## Start
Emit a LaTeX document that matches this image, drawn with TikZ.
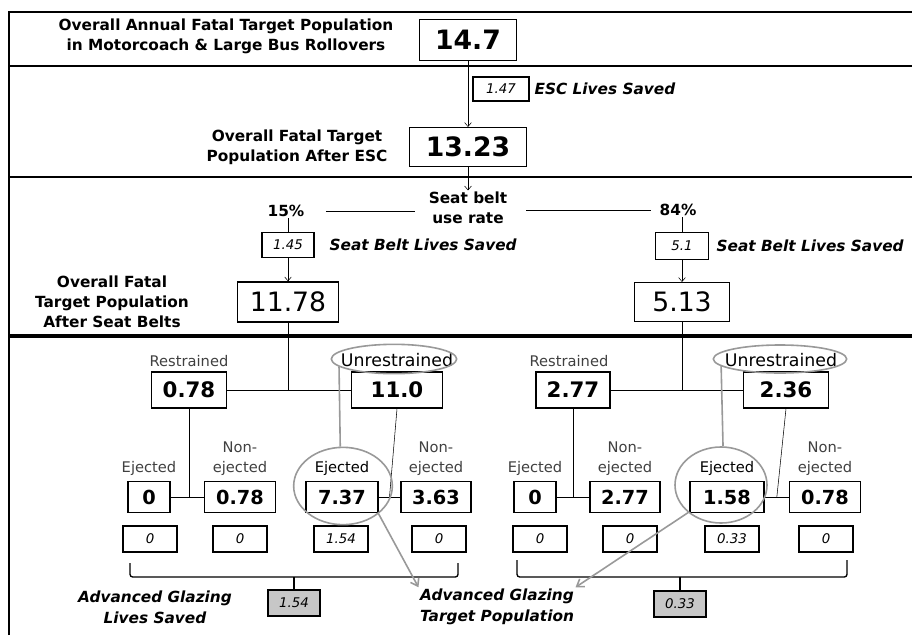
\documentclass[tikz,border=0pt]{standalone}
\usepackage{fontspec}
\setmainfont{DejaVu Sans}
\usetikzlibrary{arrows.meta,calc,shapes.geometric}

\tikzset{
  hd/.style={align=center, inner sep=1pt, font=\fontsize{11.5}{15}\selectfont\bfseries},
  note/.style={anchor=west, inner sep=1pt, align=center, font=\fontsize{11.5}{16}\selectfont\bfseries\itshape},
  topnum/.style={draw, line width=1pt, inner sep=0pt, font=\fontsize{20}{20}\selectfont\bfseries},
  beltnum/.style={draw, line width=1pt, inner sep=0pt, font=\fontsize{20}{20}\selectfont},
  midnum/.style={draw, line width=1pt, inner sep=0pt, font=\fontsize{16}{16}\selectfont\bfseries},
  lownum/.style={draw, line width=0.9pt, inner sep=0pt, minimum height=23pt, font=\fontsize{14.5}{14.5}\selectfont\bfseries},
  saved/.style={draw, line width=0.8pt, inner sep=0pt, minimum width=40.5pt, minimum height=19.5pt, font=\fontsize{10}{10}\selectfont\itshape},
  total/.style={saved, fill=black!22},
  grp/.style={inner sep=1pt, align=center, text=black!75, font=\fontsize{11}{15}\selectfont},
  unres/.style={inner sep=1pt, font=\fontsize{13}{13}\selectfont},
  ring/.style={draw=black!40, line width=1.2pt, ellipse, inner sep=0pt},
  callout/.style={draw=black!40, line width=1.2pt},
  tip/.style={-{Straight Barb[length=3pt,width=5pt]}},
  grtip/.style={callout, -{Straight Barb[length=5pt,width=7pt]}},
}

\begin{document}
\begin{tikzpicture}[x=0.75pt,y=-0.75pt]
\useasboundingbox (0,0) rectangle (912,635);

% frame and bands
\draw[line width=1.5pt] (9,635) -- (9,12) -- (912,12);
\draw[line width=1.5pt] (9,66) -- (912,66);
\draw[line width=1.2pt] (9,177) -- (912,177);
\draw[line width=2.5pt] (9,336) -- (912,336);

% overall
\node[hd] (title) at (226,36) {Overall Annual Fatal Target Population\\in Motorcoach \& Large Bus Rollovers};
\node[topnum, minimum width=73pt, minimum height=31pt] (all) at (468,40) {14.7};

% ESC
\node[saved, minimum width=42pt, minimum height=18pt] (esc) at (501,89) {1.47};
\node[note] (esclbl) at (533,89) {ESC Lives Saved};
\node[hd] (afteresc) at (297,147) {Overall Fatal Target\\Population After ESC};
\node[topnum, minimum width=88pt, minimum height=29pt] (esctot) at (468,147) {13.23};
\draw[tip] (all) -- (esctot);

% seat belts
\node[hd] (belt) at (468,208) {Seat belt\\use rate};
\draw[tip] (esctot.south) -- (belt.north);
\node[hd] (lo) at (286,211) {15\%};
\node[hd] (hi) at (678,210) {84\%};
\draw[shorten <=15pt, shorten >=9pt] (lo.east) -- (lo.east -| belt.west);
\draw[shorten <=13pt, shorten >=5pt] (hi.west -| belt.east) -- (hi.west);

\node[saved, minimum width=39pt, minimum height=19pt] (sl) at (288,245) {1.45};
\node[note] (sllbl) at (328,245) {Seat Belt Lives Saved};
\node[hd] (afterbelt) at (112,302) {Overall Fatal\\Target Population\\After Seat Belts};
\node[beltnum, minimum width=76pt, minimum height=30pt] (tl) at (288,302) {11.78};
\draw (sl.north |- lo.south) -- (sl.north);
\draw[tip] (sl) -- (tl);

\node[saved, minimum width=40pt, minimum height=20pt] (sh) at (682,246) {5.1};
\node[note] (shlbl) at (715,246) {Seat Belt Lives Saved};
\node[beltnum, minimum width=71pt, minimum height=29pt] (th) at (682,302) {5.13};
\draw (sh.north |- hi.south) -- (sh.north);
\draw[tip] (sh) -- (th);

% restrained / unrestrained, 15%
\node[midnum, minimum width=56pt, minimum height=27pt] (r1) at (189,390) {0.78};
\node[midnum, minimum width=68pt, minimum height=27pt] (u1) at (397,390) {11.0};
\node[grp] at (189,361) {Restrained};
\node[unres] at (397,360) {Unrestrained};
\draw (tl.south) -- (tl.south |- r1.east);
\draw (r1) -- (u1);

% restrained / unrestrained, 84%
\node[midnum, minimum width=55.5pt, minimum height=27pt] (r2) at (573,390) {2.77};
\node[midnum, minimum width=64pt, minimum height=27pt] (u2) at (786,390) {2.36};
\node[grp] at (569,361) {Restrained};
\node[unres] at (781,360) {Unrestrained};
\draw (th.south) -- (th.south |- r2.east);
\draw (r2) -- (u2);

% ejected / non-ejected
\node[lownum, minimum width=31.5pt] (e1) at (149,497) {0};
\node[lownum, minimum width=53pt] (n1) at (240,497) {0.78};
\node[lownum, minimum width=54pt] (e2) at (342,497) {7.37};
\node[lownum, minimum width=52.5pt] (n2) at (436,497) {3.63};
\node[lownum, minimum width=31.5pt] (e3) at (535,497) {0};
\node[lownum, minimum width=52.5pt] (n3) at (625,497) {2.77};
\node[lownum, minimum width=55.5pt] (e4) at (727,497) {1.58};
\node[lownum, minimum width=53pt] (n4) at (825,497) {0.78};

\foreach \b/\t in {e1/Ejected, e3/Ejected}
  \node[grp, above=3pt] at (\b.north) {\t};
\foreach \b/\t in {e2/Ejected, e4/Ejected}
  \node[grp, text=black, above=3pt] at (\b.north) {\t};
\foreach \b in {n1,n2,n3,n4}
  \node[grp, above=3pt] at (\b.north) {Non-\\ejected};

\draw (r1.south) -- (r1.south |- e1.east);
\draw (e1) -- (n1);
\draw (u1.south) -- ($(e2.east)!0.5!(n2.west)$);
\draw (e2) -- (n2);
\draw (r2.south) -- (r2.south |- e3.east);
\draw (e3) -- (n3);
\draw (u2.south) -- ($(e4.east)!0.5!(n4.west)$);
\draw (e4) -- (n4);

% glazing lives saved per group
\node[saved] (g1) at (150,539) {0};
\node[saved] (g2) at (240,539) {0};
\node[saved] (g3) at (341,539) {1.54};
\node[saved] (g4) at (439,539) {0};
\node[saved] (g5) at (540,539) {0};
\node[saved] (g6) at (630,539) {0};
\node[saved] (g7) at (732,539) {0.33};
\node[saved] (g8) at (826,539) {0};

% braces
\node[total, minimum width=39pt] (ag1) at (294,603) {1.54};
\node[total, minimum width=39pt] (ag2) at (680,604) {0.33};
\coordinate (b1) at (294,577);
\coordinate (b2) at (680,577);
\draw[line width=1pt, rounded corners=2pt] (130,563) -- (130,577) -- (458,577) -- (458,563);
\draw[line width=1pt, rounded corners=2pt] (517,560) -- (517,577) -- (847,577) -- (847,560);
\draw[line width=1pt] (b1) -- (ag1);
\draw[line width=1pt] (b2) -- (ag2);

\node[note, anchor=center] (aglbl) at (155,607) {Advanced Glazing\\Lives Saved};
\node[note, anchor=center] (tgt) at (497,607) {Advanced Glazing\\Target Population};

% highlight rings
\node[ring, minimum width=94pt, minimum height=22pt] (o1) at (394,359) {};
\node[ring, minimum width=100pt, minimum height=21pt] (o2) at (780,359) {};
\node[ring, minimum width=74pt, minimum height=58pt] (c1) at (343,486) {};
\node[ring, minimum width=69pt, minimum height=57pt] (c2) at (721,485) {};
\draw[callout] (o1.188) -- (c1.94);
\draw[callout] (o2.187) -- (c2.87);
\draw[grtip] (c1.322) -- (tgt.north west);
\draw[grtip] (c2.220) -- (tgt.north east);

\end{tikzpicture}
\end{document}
## End
* **Given exercise**:
Reproduce the full listing above verbatim, with no pictures included.

* **Exercise output**:
Emit a LaTeX document that matches this image, drawn with TikZ.
\documentclass[tikz,border=0pt]{standalone}
\usepackage{fontspec}
\setmainfont{DejaVu Sans}
\usetikzlibrary{arrows.meta,calc,shapes.geometric}

\tikzset{
  hd/.style={align=center, inner sep=1pt, font=\fontsize{11.5}{15}\selectfont\bfseries},
  note/.style={anchor=west, inner sep=1pt, align=center, font=\fontsize{11.5}{16}\selectfont\bfseries\itshape},
  topnum/.style={draw, line width=1pt, inner sep=0pt, font=\fontsize{20}{20}\selectfont\bfseries},
  beltnum/.style={draw, line width=1pt, inner sep=0pt, font=\fontsize{20}{20}\selectfont},
  midnum/.style={draw, line width=1pt, inner sep=0pt, font=\fontsize{16}{16}\selectfont\bfseries},
  lownum/.style={draw, line width=0.9pt, inner sep=0pt, minimum height=23pt, font=\fontsize{14.5}{14.5}\selectfont\bfseries},
  saved/.style={draw, line width=0.8pt, inner sep=0pt, minimum width=40.5pt, minimum height=19.5pt, font=\fontsize{10}{10}\selectfont\itshape},
  total/.style={saved, fill=black!22},
  grp/.style={inner sep=1pt, align=center, text=black!75, font=\fontsize{11}{15}\selectfont},
  unres/.style={inner sep=1pt, font=\fontsize{13}{13}\selectfont},
  ring/.style={draw=black!40, line width=1.2pt, ellipse, inner sep=0pt},
  callout/.style={draw=black!40, line width=1.2pt},
  tip/.style={-{Straight Barb[length=3pt,width=5pt]}},
  grtip/.style={callout, -{Straight Barb[length=5pt,width=7pt]}},
}

\begin{document}
\begin{tikzpicture}[x=0.75pt,y=-0.75pt]
\useasboundingbox (0,0) rectangle (912,635);

% frame and bands
\draw[line width=1.5pt] (9,635) -- (9,12) -- (912,12);
\draw[line width=1.5pt] (9,66) -- (912,66);
\draw[line width=1.2pt] (9,177) -- (912,177);
\draw[line width=2.5pt] (9,336) -- (912,336);

% overall
\node[hd] (title) at (226,36) {Overall Annual Fatal Target Population\\in Motorcoach \& Large Bus Rollovers};
\node[topnum, minimum width=73pt, minimum height=31pt] (all) at (468,40) {14.7};

% ESC
\node[saved, minimum width=42pt, minimum height=18pt] (esc) at (501,89) {1.47};
\node[note] (esclbl) at (533,89) {ESC Lives Saved};
\node[hd] (afteresc) at (297,147) {Overall Fatal Target\\Population After ESC};
\node[topnum, minimum width=88pt, minimum height=29pt] (esctot) at (468,147) {13.23};
\draw[tip] (all) -- (esctot);

% seat belts
\node[hd] (belt) at (468,208) {Seat belt\\use rate};
\draw[tip] (esctot.south) -- (belt.north);
\node[hd] (lo) at (286,211) {15\%};
\node[hd] (hi) at (678,210) {84\%};
\draw[shorten <=15pt, shorten >=9pt] (lo.east) -- (lo.east -| belt.west);
\draw[shorten <=13pt, shorten >=5pt] (hi.west -| belt.east) -- (hi.west);

\node[saved, minimum width=39pt, minimum height=19pt] (sl) at (288,245) {1.45};
\node[note] (sllbl) at (328,245) {Seat Belt Lives Saved};
\node[hd] (afterbelt) at (112,302) {Overall Fatal\\Target Population\\After Seat Belts};
\node[beltnum, minimum width=76pt, minimum height=30pt] (tl) at (288,302) {11.78};
\draw (sl.north |- lo.south) -- (sl.north);
\draw[tip] (sl) -- (tl);

\node[saved, minimum width=40pt, minimum height=20pt] (sh) at (682,246) {5.1};
\node[note] (shlbl) at (715,246) {Seat Belt Lives Saved};
\node[beltnum, minimum width=71pt, minimum height=29pt] (th) at (682,302) {5.13};
\draw (sh.north |- hi.south) -- (sh.north);
\draw[tip] (sh) -- (th);

% restrained / unrestrained, 15%
\node[midnum, minimum width=56pt, minimum height=27pt] (r1) at (189,390) {0.78};
\node[midnum, minimum width=68pt, minimum height=27pt] (u1) at (397,390) {11.0};
\node[grp] at (189,361) {Restrained};
\node[unres] at (397,360) {Unrestrained};
\draw (tl.south) -- (tl.south |- r1.east);
\draw (r1) -- (u1);

% restrained / unrestrained, 84%
\node[midnum, minimum width=55.5pt, minimum height=27pt] (r2) at (573,390) {2.77};
\node[midnum, minimum width=64pt, minimum height=27pt] (u2) at (786,390) {2.36};
\node[grp] at (569,361) {Restrained};
\node[unres] at (781,360) {Unrestrained};
\draw (th.south) -- (th.south |- r2.east);
\draw (r2) -- (u2);

% ejected / non-ejected
\node[lownum, minimum width=31.5pt] (e1) at (149,497) {0};
\node[lownum, minimum width=53pt] (n1) at (240,497) {0.78};
\node[lownum, minimum width=54pt] (e2) at (342,497) {7.37};
\node[lownum, minimum width=52.5pt] (n2) at (436,497) {3.63};
\node[lownum, minimum width=31.5pt] (e3) at (535,497) {0};
\node[lownum, minimum width=52.5pt] (n3) at (625,497) {2.77};
\node[lownum, minimum width=55.5pt] (e4) at (727,497) {1.58};
\node[lownum, minimum width=53pt] (n4) at (825,497) {0.78};

\foreach \b/\t in {e1/Ejected, e3/Ejected}
  \node[grp, above=3pt] at (\b.north) {\t};
\foreach \b/\t in {e2/Ejected, e4/Ejected}
  \node[grp, text=black, above=3pt] at (\b.north) {\t};
\foreach \b in {n1,n2,n3,n4}
  \node[grp, above=3pt] at (\b.north) {Non-\\ejected};

\draw (r1.south) -- (r1.south |- e1.east);
\draw (e1) -- (n1);
\draw (u1.south) -- ($(e2.east)!0.5!(n2.west)$);
\draw (e2) -- (n2);
\draw (r2.south) -- (r2.south |- e3.east);
\draw (e3) -- (n3);
\draw (u2.south) -- ($(e4.east)!0.5!(n4.west)$);
\draw (e4) -- (n4);

% glazing lives saved per group
\node[saved] (g1) at (150,539) {0};
\node[saved] (g2) at (240,539) {0};
\node[saved] (g3) at (341,539) {1.54};
\node[saved] (g4) at (439,539) {0};
\node[saved] (g5) at (540,539) {0};
\node[saved] (g6) at (630,539) {0};
\node[saved] (g7) at (732,539) {0.33};
\node[saved] (g8) at (826,539) {0};

% braces
\node[total, minimum width=39pt] (ag1) at (294,603) {1.54};
\node[total, minimum width=39pt] (ag2) at (680,604) {0.33};
\coordinate (b1) at (294,577);
\coordinate (b2) at (680,577);
\draw[line width=1pt, rounded corners=2pt] (130,563) -- (130,577) -- (458,577) -- (458,563);
\draw[line width=1pt, rounded corners=2pt] (517,560) -- (517,577) -- (847,577) -- (847,560);
\draw[line width=1pt] (b1) -- (ag1);
\draw[line width=1pt] (b2) -- (ag2);

\node[note, anchor=center] (aglbl) at (155,607) {Advanced Glazing\\Lives Saved};
\node[note, anchor=center] (tgt) at (497,607) {Advanced Glazing\\Target Population};

% highlight rings
\node[ring, minimum width=94pt, minimum height=22pt] (o1) at (394,359) {};
\node[ring, minimum width=100pt, minimum height=21pt] (o2) at (780,359) {};
\node[ring, minimum width=74pt, minimum height=58pt] (c1) at (343,486) {};
\node[ring, minimum width=69pt, minimum height=57pt] (c2) at (721,485) {};
\draw[callout] (o1.188) -- (c1.94);
\draw[callout] (o2.187) -- (c2.87);
\draw[grtip] (c1.322) -- (tgt.north west);
\draw[grtip] (c2.220) -- (tgt.north east);

\end{tikzpicture}
\end{document}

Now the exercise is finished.